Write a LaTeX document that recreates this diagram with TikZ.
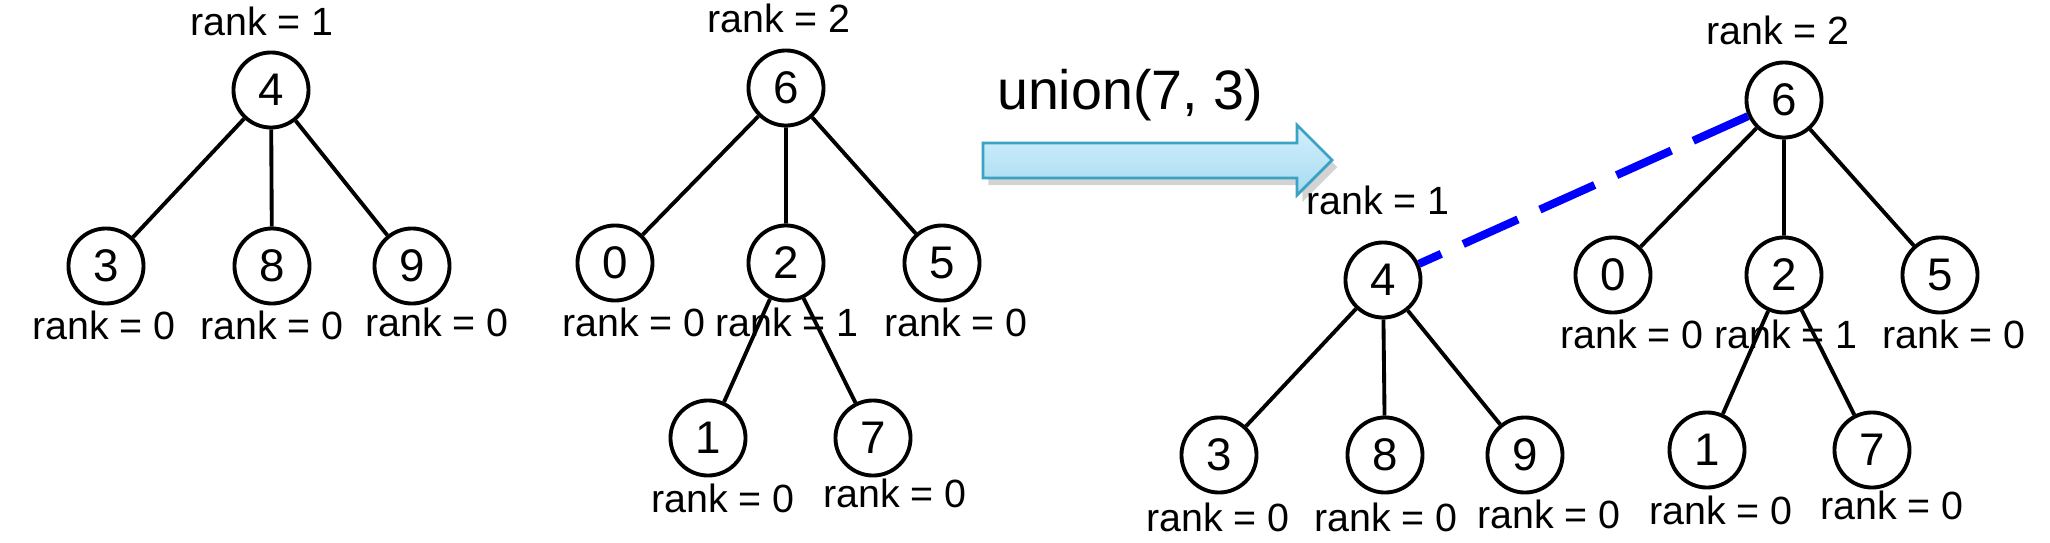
\documentclass[tikz,border=0pt]{standalone}
\usepackage{fontspec}
\setmainfont{Liberation Sans}
\usetikzlibrary{shadows}
\definecolor{arrowline}{HTML}{3AA2C3}
\definecolor{arrowtop}{HTML}{D3F0FC}
\definecolor{arrowbot}{HTML}{A6DBF1}

\begin{document}
\begin{tikzpicture}[x=0.01cm, y=-0.01cm,
    vertex/.style={circle, draw, line width=1.1pt, minimum size=0.75cm, inner sep=0pt, font=\fontsize{13}{13}\selectfont},
    rk/.style={inner sep=0pt, font=\fontsize{11.2}{12}\selectfont},
    edge/.style={line width=1.1pt},
    link/.style={line width=2.3pt, blue, dash pattern=on 0.6cm off 0.24cm}]
  \useasboundingbox (0,0) rectangle (2050,542);
        \begin{scope}[shift={(271,90)}]
            \node[vertex] (A4) at (0,0) {4};
            \node[vertex] (A3) at (-165,176) {3};
            \node[vertex] (A8) at (1,176) {8};
            \node[vertex] (A9) at (141,176) {9};
            \node[rk] (A4r) at (-9,-69) {rank = 1};
            \node[rk] (A3r) at (-167,235) {rank = 0};
            \node[rk] (A8r) at (1,235) {rank = 0};
            \node[rk] (A9r) at (166,232) {rank = 0};
            \draw[edge] (A4) -- (A3) (A4) -- (A8) (A4) -- (A9);
        \end{scope}
        \begin{scope}[shift={(786,88)}]
            \node[vertex] (B6) at (0,0) {6};
            \node[vertex] (B0) at (-171,175) {0};
            \node[vertex] (B2) at (0,175) {2};
            \node[vertex] (B5) at (156,175) {5};
            \node[vertex] (B1) at (-78,350) {1};
            \node[vertex] (B7) at (87,350) {7};
            \node[rk] (B6r) at (-7,-70) {rank = 2};
            \node[rk] (B0r) at (-152,234) {rank = 0};
            \node[rk] (B2r) at (1,234) {rank = 1};
            \node[rk] (B5r) at (170,234) {rank = 0};
            \node[rk] (B1r) at (-63,410) {rank = 0};
            \node[rk] (B7r) at (109,405) {rank = 0};
            \draw[edge] (B6) -- (B0) (B6) -- (B2) (B6) -- (B5) (B2) -- (B1) (B2) -- (B7);
        \end{scope}
        \path[draw=arrowline, line width=0.8pt, top color=arrowtop, bottom color=arrowbot,
              drop shadow={opacity=0.35, shadow xshift=1.5pt, shadow yshift=-2pt}]
            (983,143) -- (1297,143) -- (1297,125) -- (1332,160) -- (1297,195) -- (1297,178) -- (983,178) -- cycle;
        \node[inner sep=0pt, font=\fontsize{15.8}{18}\selectfont] (op) at (1130,95) {union(7, 3)};
        \begin{scope}[shift={(1383,280)}]
            \node[vertex] (C4) at (0,0) {4};
            \node[vertex] (C3) at (-164,175) {3};
            \node[vertex] (C8) at (2,175) {8};
            \node[vertex] (C9) at (142,175) {9};
            \node[rk] (C4r) at (-5,-80) {rank = 1};
            \node[rk] (C3r) at (-165,237) {rank = 0};
            \node[rk] (C8r) at (3,237) {rank = 0};
            \node[rk] (C9r) at (166,234) {rank = 0};
            \draw[edge] (C4) -- (C3) (C4) -- (C8) (C4) -- (C9);
        \end{scope}
        \begin{scope}[shift={(1784,100)}]
            \node[vertex] (D6) at (0,0) {6};
            \node[vertex] (D0) at (-171,175) {0};
            \node[vertex] (D2) at (0,175) {2};
            \node[vertex] (D5) at (156,175) {5};
            \node[vertex] (D1) at (-77,350) {1};
            \node[vertex] (D7) at (88,350) {7};
            \node[rk] (D6r) at (-6,-70) {rank = 2};
            \node[rk] (D0r) at (-152,234) {rank = 0};
            \node[rk] (D2r) at (2,234) {rank = 1};
            \node[rk] (D5r) at (170,234) {rank = 0};
            \node[rk] (D1r) at (-63,410) {rank = 0};
            \node[rk] (D7r) at (108,405) {rank = 0};
            \draw[edge] (D6) -- (D0) (D6) -- (D2) (D6) -- (D5) (D2) -- (D1) (D2) -- (D7);
        \end{scope}
        \draw[link] (D6) -- (C4);
\end{tikzpicture}
\end{document}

══════════════════════════════

§ **What you will do**
Transcribe the material as is, with images omitted.

§ **Task answer**
Write a LaTeX document that recreates this diagram with TikZ.
\documentclass[tikz,border=0pt]{standalone}
\usepackage{fontspec}
\setmainfont{Liberation Sans}
\usetikzlibrary{shadows}
\definecolor{arrowline}{HTML}{3AA2C3}
\definecolor{arrowtop}{HTML}{D3F0FC}
\definecolor{arrowbot}{HTML}{A6DBF1}

\begin{document}
\begin{tikzpicture}[x=0.01cm, y=-0.01cm,
    vertex/.style={circle, draw, line width=1.1pt, minimum size=0.75cm, inner sep=0pt, font=\fontsize{13}{13}\selectfont},
    rk/.style={inner sep=0pt, font=\fontsize{11.2}{12}\selectfont},
    edge/.style={line width=1.1pt},
    link/.style={line width=2.3pt, blue, dash pattern=on 0.6cm off 0.24cm}]
  \useasboundingbox (0,0) rectangle (2050,542);
        \begin{scope}[shift={(271,90)}]
            \node[vertex] (A4) at (0,0) {4};
            \node[vertex] (A3) at (-165,176) {3};
            \node[vertex] (A8) at (1,176) {8};
            \node[vertex] (A9) at (141,176) {9};
            \node[rk] (A4r) at (-9,-69) {rank = 1};
            \node[rk] (A3r) at (-167,235) {rank = 0};
            \node[rk] (A8r) at (1,235) {rank = 0};
            \node[rk] (A9r) at (166,232) {rank = 0};
            \draw[edge] (A4) -- (A3) (A4) -- (A8) (A4) -- (A9);
        \end{scope}
        \begin{scope}[shift={(786,88)}]
            \node[vertex] (B6) at (0,0) {6};
            \node[vertex] (B0) at (-171,175) {0};
            \node[vertex] (B2) at (0,175) {2};
            \node[vertex] (B5) at (156,175) {5};
            \node[vertex] (B1) at (-78,350) {1};
            \node[vertex] (B7) at (87,350) {7};
            \node[rk] (B6r) at (-7,-70) {rank = 2};
            \node[rk] (B0r) at (-152,234) {rank = 0};
            \node[rk] (B2r) at (1,234) {rank = 1};
            \node[rk] (B5r) at (170,234) {rank = 0};
            \node[rk] (B1r) at (-63,410) {rank = 0};
            \node[rk] (B7r) at (109,405) {rank = 0};
            \draw[edge] (B6) -- (B0) (B6) -- (B2) (B6) -- (B5) (B2) -- (B1) (B2) -- (B7);
        \end{scope}
        \path[draw=arrowline, line width=0.8pt, top color=arrowtop, bottom color=arrowbot,
              drop shadow={opacity=0.35, shadow xshift=1.5pt, shadow yshift=-2pt}]
            (983,143) -- (1297,143) -- (1297,125) -- (1332,160) -- (1297,195) -- (1297,178) -- (983,178) -- cycle;
        \node[inner sep=0pt, font=\fontsize{15.8}{18}\selectfont] (op) at (1130,95) {union(7, 3)};
        \begin{scope}[shift={(1383,280)}]
            \node[vertex] (C4) at (0,0) {4};
            \node[vertex] (C3) at (-164,175) {3};
            \node[vertex] (C8) at (2,175) {8};
            \node[vertex] (C9) at (142,175) {9};
            \node[rk] (C4r) at (-5,-80) {rank = 1};
            \node[rk] (C3r) at (-165,237) {rank = 0};
            \node[rk] (C8r) at (3,237) {rank = 0};
            \node[rk] (C9r) at (166,234) {rank = 0};
            \draw[edge] (C4) -- (C3) (C4) -- (C8) (C4) -- (C9);
        \end{scope}
        \begin{scope}[shift={(1784,100)}]
            \node[vertex] (D6) at (0,0) {6};
            \node[vertex] (D0) at (-171,175) {0};
            \node[vertex] (D2) at (0,175) {2};
            \node[vertex] (D5) at (156,175) {5};
            \node[vertex] (D1) at (-77,350) {1};
            \node[vertex] (D7) at (88,350) {7};
            \node[rk] (D6r) at (-6,-70) {rank = 2};
            \node[rk] (D0r) at (-152,234) {rank = 0};
            \node[rk] (D2r) at (2,234) {rank = 1};
            \node[rk] (D5r) at (170,234) {rank = 0};
            \node[rk] (D1r) at (-63,410) {rank = 0};
            \node[rk] (D7r) at (108,405) {rank = 0};
            \draw[edge] (D6) -- (D0) (D6) -- (D2) (D6) -- (D5) (D2) -- (D1) (D2) -- (D7);
        \end{scope}
        \draw[link] (D6) -- (C4);
\end{tikzpicture}
\end{document}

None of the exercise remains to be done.